November 30, 2007

Home Builders are not a value idea!

I have discussed home builders as value idea, but I was wrong.

I have been researching the industry and its economics and I have arrived to the conclusion that home builder may have gotten cheap but I do not see any value in the long run. I base my conclusion on the premise that Home Builders have no sustainable competitive advantage and do not display any characteristic of being a franchise business, ala Buffet definition. In addition all players in the industry have no barriers to entry against competition. Some may have limited barriers to entry to a specific location but it is very costly to reproduce on consistently.

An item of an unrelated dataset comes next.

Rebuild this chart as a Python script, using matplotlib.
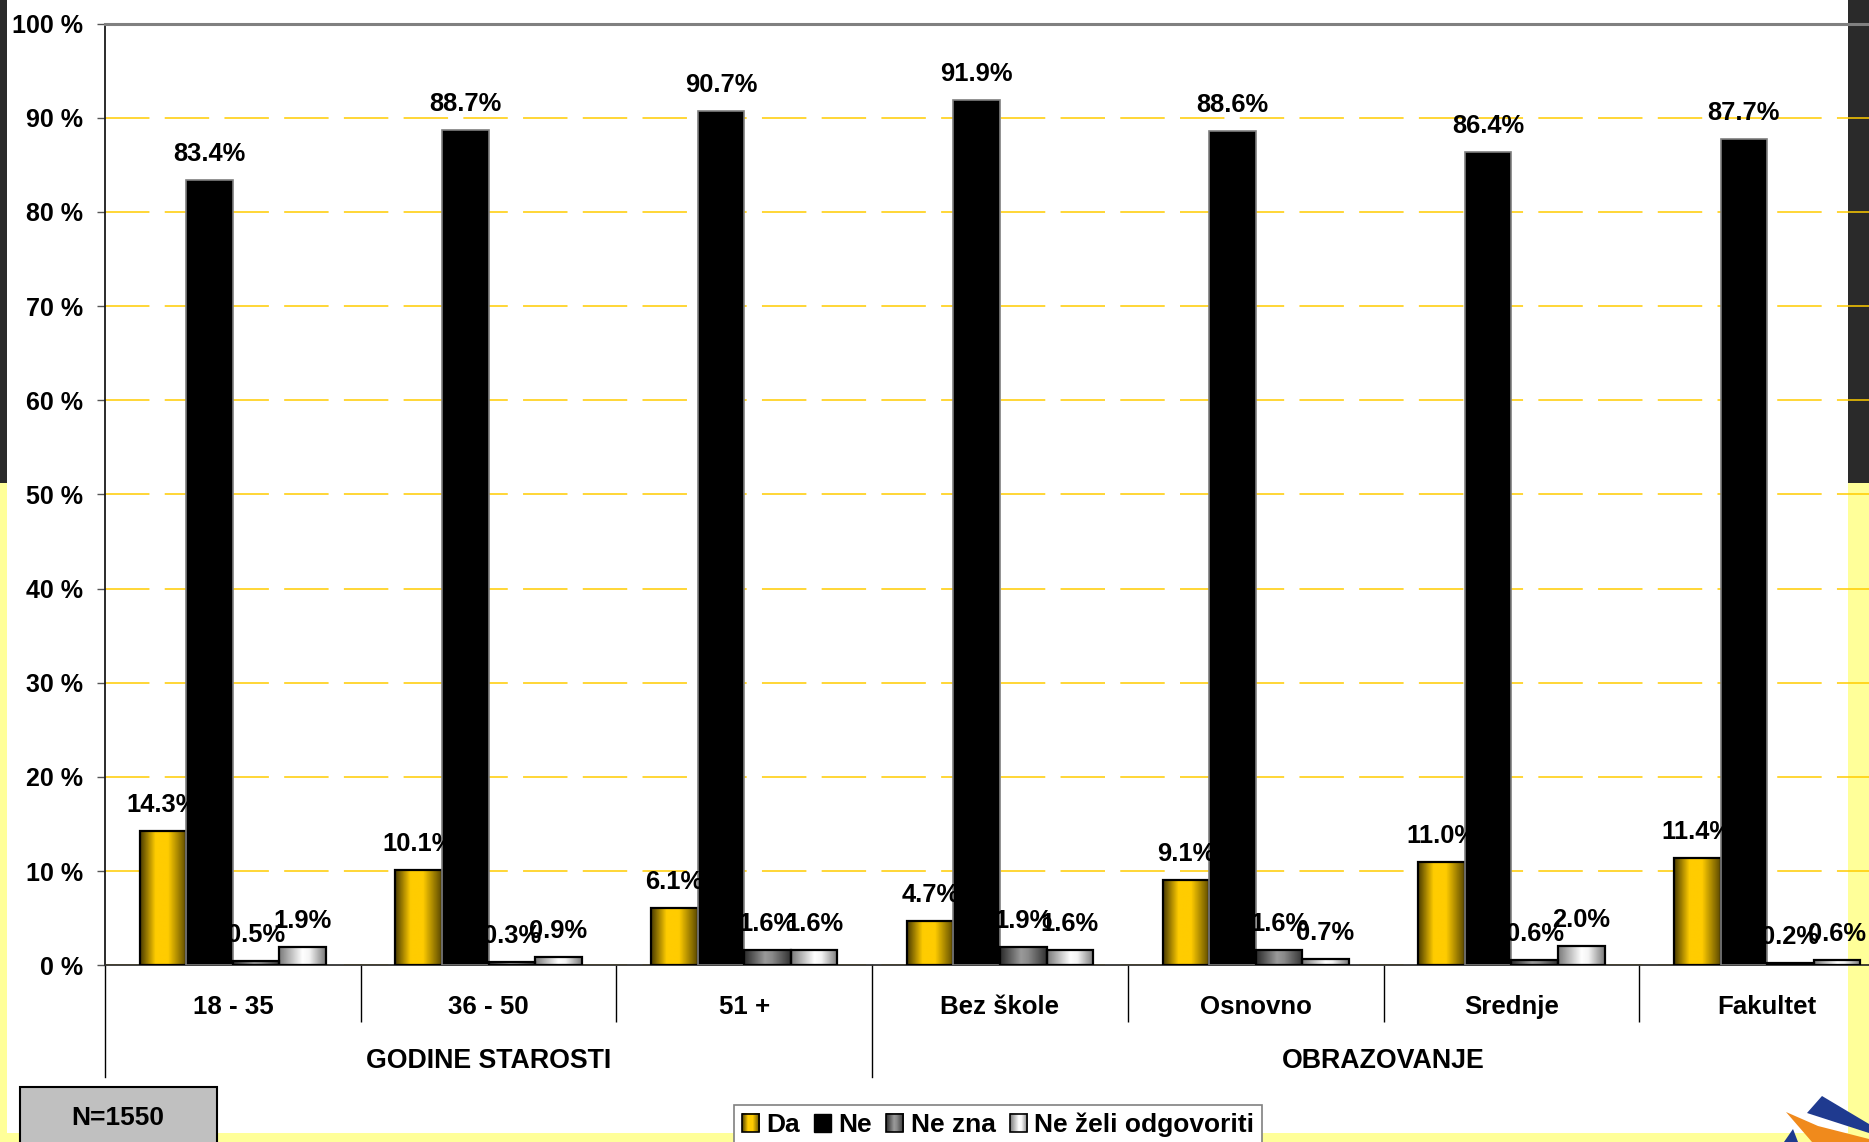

I will go through some of the competitive advantages that can lead to a franchise with wide moats:

  • Commodity Business: Houses can be argued to be commodities with no particular builder offering a unique and compelling proposition to customers, except for location, otherwise it is a commodity.
  • No economies of scale: Real Estate is very localized so size and economies of scale is not a factor to compete. A local property developer can compete equally with a national business. Both will have the same cost to acquire new customers, as national businesses can't leverage advertising and therefore must localize to each market at the same rate as the local builder. In addition, their cost will be similar to produce as labour is localized as well and supply and demand will determine their wages rather than bargaining power.
  • No network Effect: The network effect wide moat is established when you create a business where the more people use your product, the more valuable that service becomes for other customers. If i buy a house from a builder it does not make the second house they sell any more valuable to customers.
  • Brad Name: There are no Brand name loyalty in this industry. consumers will value the home and location only rather than the builder. They will not display any loyalty to any brand name. Houses from a local builder and national builder will have similar traits and value. What is important is location and no builder have a monopoly over locations.
  • No buying habits: customers are not locked or prefer any specific builder for their next home. And more importantly it is a very infrequent purchase.
  • Patent and Trademarks: none.

As further quantitative evidence, I have calculated Home Builders Return on Invested Capital (ROIC) for the last 10 years, see chart below. I have adjusted for depreciation by using Earning before Interest taxes depreciation and Amortization (EBITDA) and also used the enterprise value as the denominator rather than total assets. As a group, the result was not a surprise, their ROIC is very anemic and very sensitive to the economy and the cyclical nature of the industry. The average ROIC for home builders over 10 years is just 11%. The industry invest a lot in fixed assets and working capital to produce its products. And in many circumstances, it sits on loads of land with no economic benefit derived from it during downturns. Also, the investment in assets is not turned quickly as builders have to wait months and months to deliver and close on new developed products. The heavy investment in fixed assets combined with learning ow margins tend to produce lower ROIC.

However, to get a proper picture of home builders true economic value we have to combine ROIC with their cost of capital. ROIC by it self is not sufficient to judge the health of a business. however, I did not want to go through the research and time to do the calculation as it is not needed. Suffice to say that any business operating in today's environment will not have a cost of capital less than 9-12%, and that's being generous. Home builders will have higher cost of capital as they are higher beta group and very cyclical. therefore, the economic value generated by home builders is not worthy of investing in this business and I suspect that in many years home builders would have destroyed shareholder value.





Some builders may rally, actually today they have rallied in a big way. Some may be are trading below breakup value and that may attract some investors. However they lack what is needed to be franchise in my analysis. Do you think differently?